Dedicated to facilitating water resource education in Central New York


Erosion is the displacement of solids (soil, mud, rock, and so forth) by the agents of wind, water, ice, or movement in response to gravity. Although the processes may be simultaneous, erosion is to be distinguished from weathering, which is the decomposition of rock. Erosion is an important natural process, but in many places it is increased by human activities. Some of those activities include deforestation, overgrazing and road or trail building. Likewise, humans have sought to limit erosion by terrace-building and tree planting.

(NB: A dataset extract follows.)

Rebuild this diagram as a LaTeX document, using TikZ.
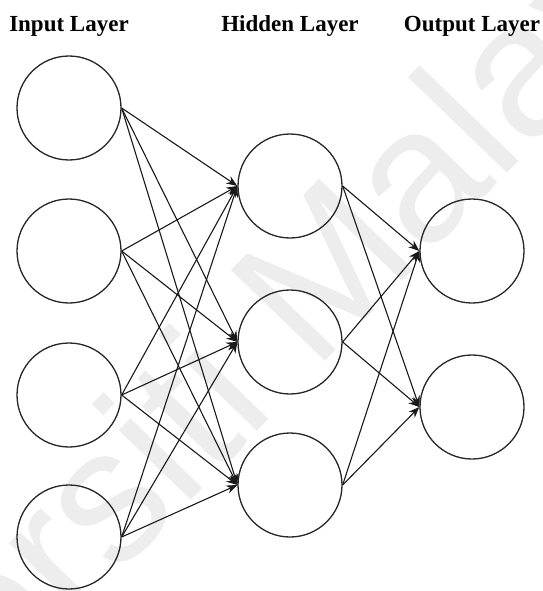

A certain amount of erosion is natural and in fact is fact healthy for the ecosystem. For example, gravels continually move downstream in watercourses. Too much erosion, however, can cause problems, clogging streams with gravel, filling reservoirs with sediment, reducing soil fertility and water quality.

What causes erosion to be severe in some areas and minor elsewhere? It is a combination of many factors, including the amount and intensity of precipitation, the texture of the soil, the steepness of the slope, and ground cover (from vegetation, rocks, etc.).

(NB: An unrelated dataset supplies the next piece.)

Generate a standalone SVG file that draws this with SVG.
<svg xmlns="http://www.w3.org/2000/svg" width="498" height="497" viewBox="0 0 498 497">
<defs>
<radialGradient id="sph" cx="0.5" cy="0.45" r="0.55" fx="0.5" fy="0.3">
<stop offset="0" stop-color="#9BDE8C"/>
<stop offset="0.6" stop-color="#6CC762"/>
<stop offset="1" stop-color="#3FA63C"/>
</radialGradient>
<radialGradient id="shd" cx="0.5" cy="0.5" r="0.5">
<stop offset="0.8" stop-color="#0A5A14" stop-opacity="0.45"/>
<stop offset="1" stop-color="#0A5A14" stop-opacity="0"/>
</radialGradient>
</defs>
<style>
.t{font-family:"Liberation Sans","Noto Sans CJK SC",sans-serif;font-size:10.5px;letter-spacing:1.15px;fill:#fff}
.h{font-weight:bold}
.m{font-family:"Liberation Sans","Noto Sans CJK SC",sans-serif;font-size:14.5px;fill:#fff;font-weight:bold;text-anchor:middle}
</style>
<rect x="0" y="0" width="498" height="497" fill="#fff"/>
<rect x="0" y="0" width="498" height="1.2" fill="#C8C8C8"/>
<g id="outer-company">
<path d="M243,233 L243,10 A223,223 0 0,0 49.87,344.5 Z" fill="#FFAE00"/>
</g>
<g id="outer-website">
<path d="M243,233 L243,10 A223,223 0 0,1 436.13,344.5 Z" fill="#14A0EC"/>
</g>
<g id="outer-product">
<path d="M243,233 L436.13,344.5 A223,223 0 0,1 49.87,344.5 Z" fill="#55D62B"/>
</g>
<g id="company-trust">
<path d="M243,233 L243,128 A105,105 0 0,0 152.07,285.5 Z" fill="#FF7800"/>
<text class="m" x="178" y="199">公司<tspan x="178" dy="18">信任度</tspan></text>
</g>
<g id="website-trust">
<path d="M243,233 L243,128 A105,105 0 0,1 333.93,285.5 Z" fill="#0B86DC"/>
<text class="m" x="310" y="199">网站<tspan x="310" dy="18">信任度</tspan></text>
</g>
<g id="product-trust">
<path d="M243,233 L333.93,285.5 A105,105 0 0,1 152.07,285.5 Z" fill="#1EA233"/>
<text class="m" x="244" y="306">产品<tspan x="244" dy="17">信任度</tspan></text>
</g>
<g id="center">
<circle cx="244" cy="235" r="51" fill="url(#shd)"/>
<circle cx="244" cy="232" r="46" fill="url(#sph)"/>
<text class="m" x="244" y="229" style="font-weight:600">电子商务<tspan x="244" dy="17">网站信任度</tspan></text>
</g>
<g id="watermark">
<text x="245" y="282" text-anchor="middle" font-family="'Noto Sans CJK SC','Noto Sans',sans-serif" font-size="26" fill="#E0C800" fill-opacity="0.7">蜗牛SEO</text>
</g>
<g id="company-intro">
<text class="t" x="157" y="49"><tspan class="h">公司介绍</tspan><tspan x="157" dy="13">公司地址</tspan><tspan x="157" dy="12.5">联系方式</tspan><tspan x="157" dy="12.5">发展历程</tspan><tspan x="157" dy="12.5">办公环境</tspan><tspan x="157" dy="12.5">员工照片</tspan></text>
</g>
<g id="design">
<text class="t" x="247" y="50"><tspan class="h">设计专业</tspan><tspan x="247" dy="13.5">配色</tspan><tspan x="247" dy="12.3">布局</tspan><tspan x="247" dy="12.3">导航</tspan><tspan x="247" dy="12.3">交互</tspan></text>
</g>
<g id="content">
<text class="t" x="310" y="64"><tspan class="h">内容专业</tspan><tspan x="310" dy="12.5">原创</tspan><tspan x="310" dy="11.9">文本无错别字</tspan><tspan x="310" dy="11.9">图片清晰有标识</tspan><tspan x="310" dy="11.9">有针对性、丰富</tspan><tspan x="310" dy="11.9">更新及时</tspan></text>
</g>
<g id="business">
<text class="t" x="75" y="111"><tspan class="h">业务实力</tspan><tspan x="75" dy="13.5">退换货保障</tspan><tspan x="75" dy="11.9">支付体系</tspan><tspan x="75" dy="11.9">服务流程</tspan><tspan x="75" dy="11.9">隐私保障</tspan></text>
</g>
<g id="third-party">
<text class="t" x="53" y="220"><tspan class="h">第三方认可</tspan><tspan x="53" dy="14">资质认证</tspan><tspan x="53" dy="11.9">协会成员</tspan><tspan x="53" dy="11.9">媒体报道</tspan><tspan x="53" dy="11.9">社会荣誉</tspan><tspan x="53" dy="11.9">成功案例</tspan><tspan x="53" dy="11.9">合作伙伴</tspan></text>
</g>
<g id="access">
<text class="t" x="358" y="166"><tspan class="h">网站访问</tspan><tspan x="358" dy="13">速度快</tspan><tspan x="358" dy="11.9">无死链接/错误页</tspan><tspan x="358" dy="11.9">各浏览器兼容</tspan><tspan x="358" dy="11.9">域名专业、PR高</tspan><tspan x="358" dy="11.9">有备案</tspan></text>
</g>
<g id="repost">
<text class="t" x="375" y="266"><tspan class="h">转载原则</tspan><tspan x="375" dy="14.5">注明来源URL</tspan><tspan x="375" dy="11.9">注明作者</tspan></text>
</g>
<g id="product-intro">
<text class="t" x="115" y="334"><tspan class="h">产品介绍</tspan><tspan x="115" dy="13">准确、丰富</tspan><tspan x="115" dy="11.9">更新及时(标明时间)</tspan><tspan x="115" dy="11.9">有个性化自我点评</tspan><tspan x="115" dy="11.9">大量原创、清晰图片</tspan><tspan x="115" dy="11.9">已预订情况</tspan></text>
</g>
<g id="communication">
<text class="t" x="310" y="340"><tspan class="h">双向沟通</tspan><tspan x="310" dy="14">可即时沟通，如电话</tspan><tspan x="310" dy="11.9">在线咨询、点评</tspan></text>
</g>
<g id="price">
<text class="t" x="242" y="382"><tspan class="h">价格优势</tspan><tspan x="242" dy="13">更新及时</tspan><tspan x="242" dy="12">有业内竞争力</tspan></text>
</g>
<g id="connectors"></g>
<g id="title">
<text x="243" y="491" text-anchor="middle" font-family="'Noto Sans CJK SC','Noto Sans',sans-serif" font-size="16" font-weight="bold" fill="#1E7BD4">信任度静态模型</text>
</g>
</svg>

The first three factors do not change much. In general, given the same kind of vegetative cover, you expect areas with high-intensity precipitation, sandy or silty soils, and steep slopes to be the most erosive. Soils with a lot of clay that receive less intense precipitation and are on gentle slopes tend to erode less.

The factor that is most subject to change is the amount and type of ground cover. When fires burn an area or when vegetation is removed as part of timber operations, building a house or a road, the susceptibility of the soil to erosion is greatly increased.

Roads are especially likely to cause increased rates of erosion because, in addition to removing ground cover, they can significantly change drainage patterns. A road that has a lot of rock and one that is "hydrologically invisible" (that gets the water off the road as quickly as possible, mimicking natural drainage patterns) has the best chance of not causing increased erosion.

One of the most serious and long-running water erosion problems on the planet is in China, on the middle reaches of the Yellow River and the upper reaches of the Yangtze River. From the Yellow River, over 1.6 billion tons of sediment flow each year into the ocean. The sediment originates primarily from water erosion in the Loess Plateau region of northwest China.